The plaintiff alleges that he received telemarketing calls “using an artificial or prerecorded voice to deliver a message without the prior express consent of the called party.” 47 U.S.C. § 227(b)(1)(B). He first filed suit in the Southern District of Texas, where the defendants eventually made a Rule 68 offer of judgment. Although the plaintiff rejected that offer, the Texas court found that he no longer had a personal stake in the outcome of the litigation because he had been offered complete relief and had yet to move for class certification. As such, the Texas court found that it lacked subject matter jurisdiction and dismissed his claims. See Bank, 2013 U.S. Dist. LEXIS 150733, at *37-39.

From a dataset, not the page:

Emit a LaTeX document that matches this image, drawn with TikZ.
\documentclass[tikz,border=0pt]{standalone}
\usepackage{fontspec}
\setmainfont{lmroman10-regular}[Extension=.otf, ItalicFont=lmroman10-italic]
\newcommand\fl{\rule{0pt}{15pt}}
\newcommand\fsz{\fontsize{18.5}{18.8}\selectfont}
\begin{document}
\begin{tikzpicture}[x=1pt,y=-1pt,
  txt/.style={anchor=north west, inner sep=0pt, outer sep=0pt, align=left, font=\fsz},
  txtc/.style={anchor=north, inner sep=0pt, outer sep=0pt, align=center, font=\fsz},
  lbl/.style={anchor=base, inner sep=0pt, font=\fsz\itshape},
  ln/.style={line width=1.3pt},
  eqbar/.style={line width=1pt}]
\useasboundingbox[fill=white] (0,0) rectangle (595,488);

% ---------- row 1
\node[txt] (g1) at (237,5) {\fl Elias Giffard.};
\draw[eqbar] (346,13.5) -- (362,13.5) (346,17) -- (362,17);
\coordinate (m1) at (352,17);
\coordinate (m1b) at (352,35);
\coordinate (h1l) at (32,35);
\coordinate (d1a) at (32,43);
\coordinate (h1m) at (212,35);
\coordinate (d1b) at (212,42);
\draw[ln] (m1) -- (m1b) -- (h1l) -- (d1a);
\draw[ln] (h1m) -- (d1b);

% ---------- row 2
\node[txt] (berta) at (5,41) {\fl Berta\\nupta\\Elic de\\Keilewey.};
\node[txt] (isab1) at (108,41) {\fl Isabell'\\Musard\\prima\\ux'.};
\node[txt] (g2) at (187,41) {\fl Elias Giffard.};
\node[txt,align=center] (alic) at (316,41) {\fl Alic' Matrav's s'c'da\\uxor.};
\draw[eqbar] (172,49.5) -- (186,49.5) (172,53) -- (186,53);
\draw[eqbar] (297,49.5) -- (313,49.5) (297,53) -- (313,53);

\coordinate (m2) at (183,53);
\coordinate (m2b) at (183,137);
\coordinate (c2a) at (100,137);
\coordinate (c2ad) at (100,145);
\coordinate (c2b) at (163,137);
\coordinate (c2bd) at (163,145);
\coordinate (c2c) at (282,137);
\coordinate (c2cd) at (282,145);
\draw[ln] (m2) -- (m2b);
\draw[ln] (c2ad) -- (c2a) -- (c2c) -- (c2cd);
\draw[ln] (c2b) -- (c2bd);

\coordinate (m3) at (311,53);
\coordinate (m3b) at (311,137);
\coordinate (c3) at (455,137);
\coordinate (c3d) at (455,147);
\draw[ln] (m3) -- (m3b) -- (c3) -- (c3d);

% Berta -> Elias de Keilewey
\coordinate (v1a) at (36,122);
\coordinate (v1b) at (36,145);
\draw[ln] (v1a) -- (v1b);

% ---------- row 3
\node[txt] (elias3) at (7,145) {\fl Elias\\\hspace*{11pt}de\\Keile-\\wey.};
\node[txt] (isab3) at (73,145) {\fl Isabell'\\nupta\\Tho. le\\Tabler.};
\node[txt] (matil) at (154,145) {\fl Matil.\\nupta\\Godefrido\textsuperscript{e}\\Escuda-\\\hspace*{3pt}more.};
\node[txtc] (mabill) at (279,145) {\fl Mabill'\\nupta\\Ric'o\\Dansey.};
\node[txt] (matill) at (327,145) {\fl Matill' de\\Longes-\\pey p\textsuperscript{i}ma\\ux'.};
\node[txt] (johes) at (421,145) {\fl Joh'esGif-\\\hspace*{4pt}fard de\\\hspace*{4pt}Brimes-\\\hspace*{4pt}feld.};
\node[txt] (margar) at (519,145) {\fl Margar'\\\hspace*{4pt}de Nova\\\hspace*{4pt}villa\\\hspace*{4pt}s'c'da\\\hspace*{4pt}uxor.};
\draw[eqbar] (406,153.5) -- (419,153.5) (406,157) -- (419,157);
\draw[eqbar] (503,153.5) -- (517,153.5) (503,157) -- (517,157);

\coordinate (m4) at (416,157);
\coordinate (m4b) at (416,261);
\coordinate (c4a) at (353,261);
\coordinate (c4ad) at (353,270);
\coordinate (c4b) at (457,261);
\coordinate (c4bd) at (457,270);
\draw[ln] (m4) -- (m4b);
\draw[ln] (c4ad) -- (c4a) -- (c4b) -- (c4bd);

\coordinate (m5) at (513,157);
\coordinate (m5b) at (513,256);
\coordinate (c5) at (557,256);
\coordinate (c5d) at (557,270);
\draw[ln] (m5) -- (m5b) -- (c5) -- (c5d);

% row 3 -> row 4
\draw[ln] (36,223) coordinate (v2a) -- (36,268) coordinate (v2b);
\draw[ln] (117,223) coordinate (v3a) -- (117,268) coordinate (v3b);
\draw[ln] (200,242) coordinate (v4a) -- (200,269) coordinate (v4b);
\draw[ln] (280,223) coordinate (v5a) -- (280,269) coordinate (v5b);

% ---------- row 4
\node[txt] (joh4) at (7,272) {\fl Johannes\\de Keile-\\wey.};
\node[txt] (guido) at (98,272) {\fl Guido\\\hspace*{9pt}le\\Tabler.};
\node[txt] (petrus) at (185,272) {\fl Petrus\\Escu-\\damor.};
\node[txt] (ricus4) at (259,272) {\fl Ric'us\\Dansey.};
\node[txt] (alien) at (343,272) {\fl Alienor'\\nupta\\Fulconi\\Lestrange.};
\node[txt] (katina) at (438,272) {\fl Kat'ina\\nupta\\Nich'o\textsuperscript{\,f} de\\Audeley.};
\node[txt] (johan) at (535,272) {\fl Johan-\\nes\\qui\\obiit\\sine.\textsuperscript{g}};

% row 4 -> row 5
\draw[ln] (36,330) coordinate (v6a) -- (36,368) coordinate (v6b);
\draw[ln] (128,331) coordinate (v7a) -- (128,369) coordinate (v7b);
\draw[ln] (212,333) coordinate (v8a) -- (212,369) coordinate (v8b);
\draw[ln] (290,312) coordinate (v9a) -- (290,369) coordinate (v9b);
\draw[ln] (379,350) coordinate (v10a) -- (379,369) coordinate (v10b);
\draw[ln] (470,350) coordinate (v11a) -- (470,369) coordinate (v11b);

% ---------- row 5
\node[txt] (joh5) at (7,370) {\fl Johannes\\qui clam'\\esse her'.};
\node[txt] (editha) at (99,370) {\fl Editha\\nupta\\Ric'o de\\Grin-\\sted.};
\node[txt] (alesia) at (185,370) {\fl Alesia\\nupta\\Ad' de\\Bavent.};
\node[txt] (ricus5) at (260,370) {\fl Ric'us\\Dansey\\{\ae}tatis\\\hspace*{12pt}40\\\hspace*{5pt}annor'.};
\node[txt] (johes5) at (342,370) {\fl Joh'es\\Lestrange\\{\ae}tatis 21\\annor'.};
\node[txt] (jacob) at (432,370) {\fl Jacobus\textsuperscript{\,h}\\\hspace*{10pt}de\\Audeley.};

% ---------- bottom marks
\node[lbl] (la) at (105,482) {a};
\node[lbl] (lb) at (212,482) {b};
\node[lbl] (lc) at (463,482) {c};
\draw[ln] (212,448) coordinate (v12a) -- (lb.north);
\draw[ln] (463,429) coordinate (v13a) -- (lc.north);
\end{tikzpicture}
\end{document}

The plaintiff promptly filed suit in the Eastern District of New York and asserted the same claims against the same defendants. As their offer of judgment had already been rejected, the defendants did not make another. Instead, they moved to dismiss based on the preclusive effect of the prior dismissal.
The New York court denied the motion to dismiss. It explained that claim preclusion only applies if there was a final judgment on the merits in the prior action, and that a dismissal for lack of subject matter jurisdiction is generally not considered a final judgment on the merits. The fact that the Texas court purported to dismiss the claims “with prejudice” did not alter its analysis. Bank, 2014 U.S. Dist. LEXIS 84493, at *10.
The court then explained that issue preclusion only applies if an identical issue was adjudicated in the prior action. It concluded that it was being asked to decide a different issue because it was being confronted with a different set of facts:
I find that the identical jurisdictional issue is not presented here because the prior court’s determination of mootness relied on particular factual circumstances that are not the same as the facts presented in this suit. In the Texas case, the court decided that plaintiff’s individual TCPA claim was moot because plaintiff had rejected a Rule 68 offer that would have provided complete relief on his claim. In this suit, defendants have not made any Rule 68 offer, so the court is not presented with the same factual scenario. Since the first requirement to establish issue preclusion is not satisfied, the Texas court’s prior finding of mootness does not require the dismissal of plaintiff’s claim as moot in this action.
Id. at *14.
Although the defendants argued that their offer had “forever mooted” the plaintiff’s claims, the court disagreed because Rule 68 says that unaccepted offers are deemed withdrawn.Id. at *19; see also Fed. R. Civ. P. 68(b) (“An unaccepted offer is considered withdrawn, but it does not preclude a later offer.”). But by that logic the unaccepted offer should not have mooted the claims in the first action either. Indeed, the only relevant fact—whether the plaintiff had been offered complete relief—was identical in both actions. Focusing on whether that offer was made under the caption of the first or second action elevates form over function and undermines the goals that the mootness and preclusion doctrines were both meant to serve.
Judge Ross expressed sympathy for the plight of the defendants, who had defended the case in Texas for two years only to have it rematerialize in New York. But she concluded that her hands were tied: “A finding that a claim is moot in one case simply does not mean that claim is moot in all subsequent cases,” she explained. Id. at *21.
If this tactic gains traction, defendants should consider making a second offer of judgment rather than relying on the first one. Given that the Second Circuit and Fifth Circuit have both found that unaccepted offers of judgment moot a named plaintiff’s claims, doing that may have changed the outcome here. See, e.g., Sandoz v. Cingular Wireless LLC, 553 F.3d 913, 921 n.5 (5th Cir. 2008); Cabana v. Crowley, 736 F.3d 226, 228 (2d Cir. 2013). And if the second action is filed in a different district as it was here, defendants should also consider trying to transfer venue to the first court rather than relitigating the mootness issue in the second court.